Thursday, December 9, 2010

Conditions I Learnt Today

After looking at so many articles, the condition is actually named Chronic Fatigue Syndrome to replace other names like I mentioned below. I guess it's the difference between how the Americans and British call them? PVS seems to be written by UK people...
Post-Viral Syndrome: http://www.ncbi.nlm.nih.gov/pmc/articles/PMC1710789/pdf/jroyalcgprac00029-0021.pdf

I am going to share some conditions I witnessed today. First, post-viral syndrome. There is one patient who complains of whole body-ache after a viral infection.
Quote: "The syndrome typically follows an upper respiratory tract infection from which the sufferer fails to make a full recovery, complaining of a multitude of symptoms which may persist for months or even years.
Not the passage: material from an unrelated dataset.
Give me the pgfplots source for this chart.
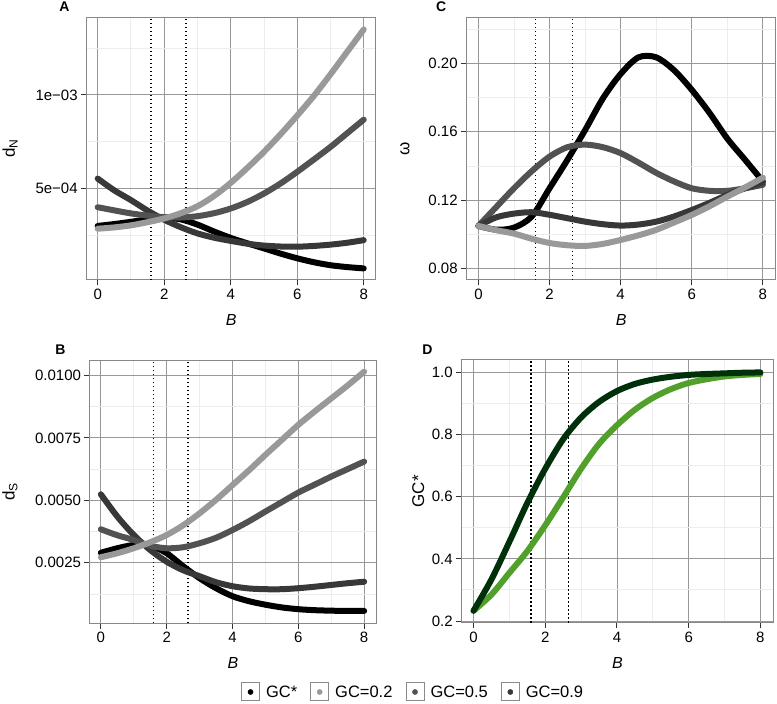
\documentclass[border=0pt]{standalone}
\usepackage{fontspec}
\setmainfont{Liberation Sans}
\usepackage{pgfplots}
\pgfplotsset{compat=1.18}
\definecolor{cgs}{HTML}{000000}
\definecolor{c02}{HTML}{999999}
\definecolor{c05}{HTML}{525252}
\definecolor{c09}{HTML}{383838}
\definecolor{dg}{HTML}{00300A}
\definecolor{lg}{HTML}{52A02C}
\definecolor{gridmaj}{HTML}{989898}
\definecolor{gridmin}{HTML}{EDEDED}
\definecolor{border}{HTML}{888888}
\definecolor{tickc}{HTML}{333333}
\definecolor{legbox}{HTML}{8A8A8A}
\pgfplotsset{
  every axis title shift=0pt,
  panel/.style={
    scale only axis, anchor=south west,
    xmin=-0.33, xmax=8.36,
    xtick={0,2,4,6,8}, xticklabels={0,2,4,6,8},
    minor xtick={1,3,5,7},
    scaled x ticks=false, scaled y ticks=false,
    grid=both,
    major grid style={draw=gridmaj, line width=0.9pt},
    minor grid style={draw=gridmin, line width=0.9pt},
    axis line style={draw=border, line width=1pt},
    tick align=outside, tick pos=left,
    major tick length=5.5pt, minor tick length=0pt,
    major tick style={draw=tickc, line width=1pt},
    ticklabel style={font=\fontsize{15}{15}\selectfont, text=black},
    xlabel={\itshape B},
    xlabel style={at={(axis description cs:0.5,-0.152)}, anchor=center, font=\fontsize{16}{16}\selectfont},
    ylabel style={anchor=center, font=\fontsize{17}{17}\selectfont},
    title style={anchor=center, font=\fontsize{14}{14}\selectfont\bfseries},
  },
  ser/.style={line width=6pt, line cap=round, line join=round, smooth, forget plot},
  vdot/.style={black, line width=1.4pt, dash pattern=on 1.4pt off 2.6pt, forget plot},
  legimg/.style={legend image code/.code={
      \draw[draw=legbox, line width=1pt, fill=white] (0pt,-9pt) rectangle (18pt,9pt);
      \fill (9pt,0pt) circle (2.6pt);}},
}
\begin{document}
\begin{tikzpicture}
\useasboundingbox (0,0) rectangle (777pt,704pt);

% ---------------- Panel A ----------------
\begin{axis}[panel, at={(86.7pt,424pt)}, width=289pt, height=262.7pt,
  ymin=1.1e-5, ymax=1.415e-3,
  ytick={5e-4,1e-3}, yticklabels={5e−04,1e−03},
  minor ytick={2.5e-4,7.5e-4,1.25e-3},
  ylabel={d\raisebox{-0.3ex}{\fontsize{12}{12}\selectfont N}},
  ylabel style={at={(axis description cs:-0.265,0.5)}},
  title={A}, title style={at={(axis description cs:-0.077,1.039)}},
]
\addplot[vdot] coordinates {(1.6,1.1e-5) (1.6,1.415e-3)};
\addplot[vdot] coordinates {(2.65,1.1e-5) (2.65,1.415e-3)};
\addplot[ser, cgs] coordinates {(0,3.0e-4) (0.5,3.1e-4) (1,3.22e-4) (1.5,3.35e-4) (2,3.43e-4) (2.5,3.35e-4) (3,3.07e-4) (3.5,2.7e-4) (4,2.36e-4) (4.5,2.07e-4) (5,1.8e-4) (5.5,1.52e-4) (6,1.27e-4) (6.5,1.06e-4) (7,0.9e-4) (7.5,0.8e-4) (8,0.73e-4)};
\addplot[ser, c09] coordinates {(0,5.53e-4) (0.5,4.9e-4) (1,4.38e-4) (1.5,3.82e-4) (2,3.33e-4) (2.5,2.93e-4) (3,2.6e-4) (3.5,2.37e-4) (4,2.2e-4) (4.5,2.05e-4) (5,1.95e-4) (5.5,1.9e-4) (6,1.89e-4) (6.5,1.93e-4) (7,2.0e-4) (7.5,2.1e-4) (8,2.24e-4)};
\addplot[ser, c05] coordinates {(0,4.0e-4) (0.5,3.83e-4) (1,3.67e-4) (1.5,3.55e-4) (2,3.47e-4) (2.5,3.45e-4) (3,3.52e-4) (3.5,3.68e-4) (4,3.93e-4) (4.5,4.28e-4) (5,4.73e-4) (5.5,5.27e-4) (6,5.89e-4) (6.5,6.55e-4) (7,7.22e-4) (7.5,7.95e-4) (8,8.68e-4)};
\addplot[ser, c02] coordinates {(0,2.85e-4) (0.5,2.92e-4) (1,3.03e-4) (1.5,3.2e-4) (2,3.4e-4) (2.5,3.68e-4) (3,4.05e-4) (3.5,4.6e-4) (4,5.3e-4) (4.5,6.1e-4) (5,6.96e-4) (5.5,7.9e-4) (6,8.9e-4) (6.5,9.95e-4) (7,11.1e-4) (7.5,12.3e-4) (8,13.5e-4)};
\end{axis}

% ---------------- Panel C ----------------
\begin{axis}[panel, at={(466.7pt,424pt)}, width=309pt, height=262.7pt,
  ymin=0.0734, ymax=0.2269,
  ytick={0.08,0.12,0.16,0.20}, yticklabels={0.08,0.12,0.16,0.20},
  minor ytick={0.10,0.14,0.18,0.22},
  ylabel={ω},
  ylabel style={at={(axis description cs:-0.2,0.5)}},
  title={C}, title style={at={(axis description cs:-0.083,1.039)}},
]
\addplot[vdot] coordinates {(1.6,0.0734) (1.6,0.2269)};
\addplot[vdot] coordinates {(2.65,0.0734) (2.65,0.2269)};
\addplot[ser, cgs] coordinates {(0,0.105) (0.5,0.1028) (1,0.104) (1.5,0.1105) (2,0.127) (2.5,0.1435) (3,0.161) (3.5,0.1795) (4,0.1938) (4.5,0.2035) (5,0.2035) (5.5,0.196) (6,0.1845) (6.5,0.171) (7,0.156) (7.5,0.1436) (8,0.131)};
\addplot[ser, c05] coordinates {(0,0.105) (0.5,0.116) (1,0.127) (1.5,0.137) (2,0.1455) (2.5,0.151) (3,0.1525) (3.5,0.151) (4,0.1475) (4.5,0.142) (5,0.136) (5.5,0.131) (6,0.127) (6.5,0.1255) (7,0.1255) (7.5,0.127) (8,0.129)};
\addplot[ser, c09] coordinates {(0,0.105) (0.5,0.110) (1,0.1122) (1.5,0.113) (2,0.1115) (2.5,0.1095) (3,0.1075) (3.5,0.106) (4,0.1052) (4.5,0.1058) (5,0.1075) (5.5,0.1105) (6,0.1143) (6.5,0.1185) (7,0.1231) (7.5,0.127) (8,0.1305)};
\addplot[ser, c02] coordinates {(0,0.105) (0.5,0.1025) (1,0.1005) (1.5,0.0975) (2,0.095) (2.5,0.0937) (3,0.0933) (3.5,0.0945) (4,0.0968) (4.5,0.0995) (5,0.1027) (5.5,0.107) (6,0.1114) (6.5,0.1165) (7,0.1221) (7.5,0.1275) (8,0.1332)};
\end{axis}

% ---------------- Panel B ----------------
\begin{axis}[panel, at={(90pt,80.7pt)}, width=286pt, height=262.6pt,
  ymin=0.000075, ymax=0.01059,
  ytick={0.0025,0.005,0.0075,0.01}, yticklabels={0.0025,0.0050,0.0075,0.0100},
  minor ytick={0.00125,0.00375,0.00625,0.00875},
  ylabel={d\raisebox{-0.3ex}{\fontsize{12}{12}\selectfont S}},
  ylabel style={at={(axis description cs:-0.28,0.5)}},
  title={B}, title style={at={(axis description cs:-0.103,1.041)}},
  legend style={at={(0.528,-0.2616)}, anchor=west, draw=none, fill=none,
    inner sep=0pt, outer sep=0pt,
    nodes={font=\fontsize{16.5}{16.5}\selectfont, inner xsep=3pt, inner ysep=0pt},
    /tikz/every odd column/.append style={column sep=3pt},
    /tikz/every even column/.append style={column sep=10pt}},
  legend columns=4, legend cell align=left,
]
\addplot[vdot] coordinates {(1.6,0.000075) (1.6,0.01059)};
\addplot[vdot] coordinates {(2.65,0.000075) (2.65,0.01059)};
\addplot[ser, cgs] coordinates {(0,0.0029) (0.5,0.00308) (1,0.00321) (1.5,0.00318) (2,0.00288) (2.5,0.00236) (3,0.00188) (3.5,0.00148) (4,0.00116) (4.5,0.00096) (5,0.00082) (5.5,0.00071) (6,0.00064) (6.5,0.0006) (7,0.00058) (7.5,0.00057) (8,0.00057)};
\addplot[ser, c09] coordinates {(0,0.00524) (0.5,0.00435) (1,0.00361) (1.5,0.00301) (2,0.00254) (2.5,0.0022) (3,0.00196) (3.5,0.00172) (4,0.00156) (4.5,0.00147) (5,0.00144) (5.5,0.00144) (6,0.00148) (6.5,0.00154) (7,0.00161) (7.5,0.00168) (8,0.00174)};
\addplot[ser, c05] coordinates {(0,0.00384) (0.5,0.0036) (1,0.00341) (1.5,0.00318) (2,0.00308) (2.5,0.00312) (3,0.00328) (3.5,0.0035) (4,0.00381) (4.5,0.00416) (5,0.00455) (5.5,0.00493) (6,0.00531) (6.5,0.00563) (7,0.00595) (7.5,0.00625) (8,0.00655)};
\addplot[ser, c02] coordinates {(0,0.00272) (0.5,0.00288) (1,0.00308) (1.5,0.00332) (2,0.00361) (2.5,0.004) (3,0.00448) (3.5,0.00502) (4,0.00561) (4.5,0.0062) (5,0.00682) (5.5,0.00742) (6,0.00802) (6.5,0.00856) (7,0.00908) (7.5,0.0096) (8,0.01015)};
\addlegendimage{legimg, color=cgs}\addlegendentry{GC*}
\addlegendimage{legimg, color=c02}\addlegendentry{GC=0.2}
\addlegendimage{legimg, color=c05}\addlegendentry{GC=0.5}
\addlegendimage{legimg, color=c09}\addlegendentry{GC=0.9}
\end{axis}

% ---------------- Panel D ----------------
\begin{axis}[panel, at={(461.7pt,81.3pt)}, width=311.6pt, height=262.7pt,
  ymin=0.1946, ymax=1.04,
  ytick={0.2,0.4,0.6,0.8,1.0}, yticklabels={0.2,0.4,0.6,0.8,1.0},
  minor ytick={0.3,0.5,0.7,0.9},
  ylabel={GC*},
  ylabel style={at={(axis description cs:-0.139,0.5)}},
  title={D}, title style={at={(axis description cs:-0.11,1.038)}},
]
\addplot[vdot] coordinates {(1.6,0.1946) (1.6,1.04)};
\addplot[vdot] coordinates {(2.65,0.1946) (2.65,1.04)};
\addplot[ser, lg] coordinates {(0,0.233) (0.5,0.285) (1,0.355) (1.5,0.425) (2,0.508) (2.5,0.598) (3,0.69) (3.5,0.77) (4,0.83) (4.5,0.88) (5,0.918) (5.5,0.946) (6,0.966) (6.5,0.978) (7,0.987) (7.5,0.992) (8,0.995)};
\addplot[ser, dg] coordinates {(0,0.233) (0.5,0.334) (1,0.455) (1.5,0.58) (2,0.69) (2.5,0.785) (3,0.855) (3.5,0.905) (4,0.94) (4.5,0.963) (5,0.977) (5.5,0.986) (6,0.992) (6.5,0.995) (7,0.997) (7.5,0.999) (8,1.0)};
\end{axis}
\end{tikzpicture}
\end{document}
The cardinal symptom is profound
muscular fatigue and this is often accompanied by muscle pain, headache, paraesthesiae, dizziness, urinary frequency, cold extremities, bouts of sweating and fainting attacks. Other symptoms are poor memory, lack of concentration, sleep disturbance, mild expressive and receptive dysphasia, hyperacusis and emotional lability. Clinical examination usually shows no abnormalities, nor do routine laboratory investigations. The diagnosis is therefore one of exclusion. The illness follows one of three courses: many patients recover completely, in others there is a relapsing and remitting course and in some there is chronic illness. Relapses are precipitated by undue physical or mental stress: patients who rest adequately in the early stages are said to have the best chance of an early, complete recovery without relapse."
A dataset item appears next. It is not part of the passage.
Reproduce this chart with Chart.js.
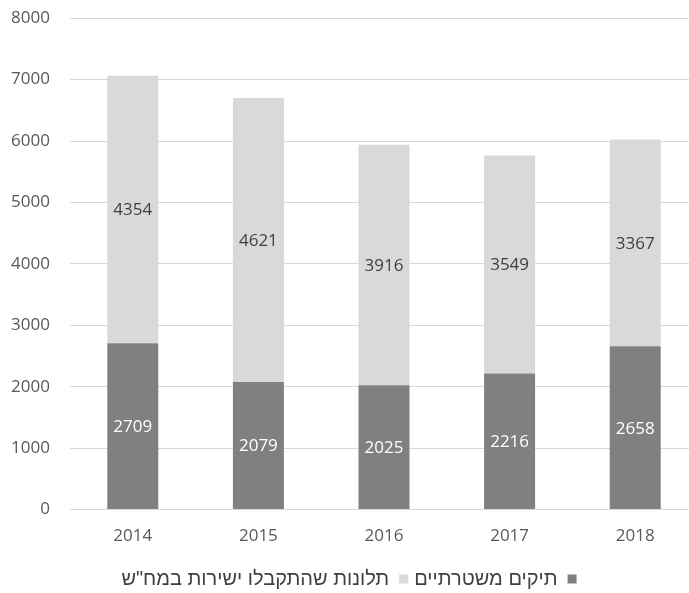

There is another term which I want to bring up: Neurasthenia. 'Neurasthenia is a condition of nervous exhaustion, characterised by undue fatigue on slightest exertion, both physical and mental, with which are associated symptoms of abnormalfunctioning, mainly referable to disorders of the vegetative nervous system. The chief symptoms are headache, gastrointestinal disturbances, and subjective sensations of all kinds'. (The term has remained in use in some European countries including France and Russia, but has become virtually obsolete in the United States.)

The doctor told me that there are people who suffer from this condition and landed up in their most downs in their life. It took one year for that person to finally decided to find the meaning of his life and strife to rid of this syndrome and become a normal person again. That was how debilitating this condition can do to a person.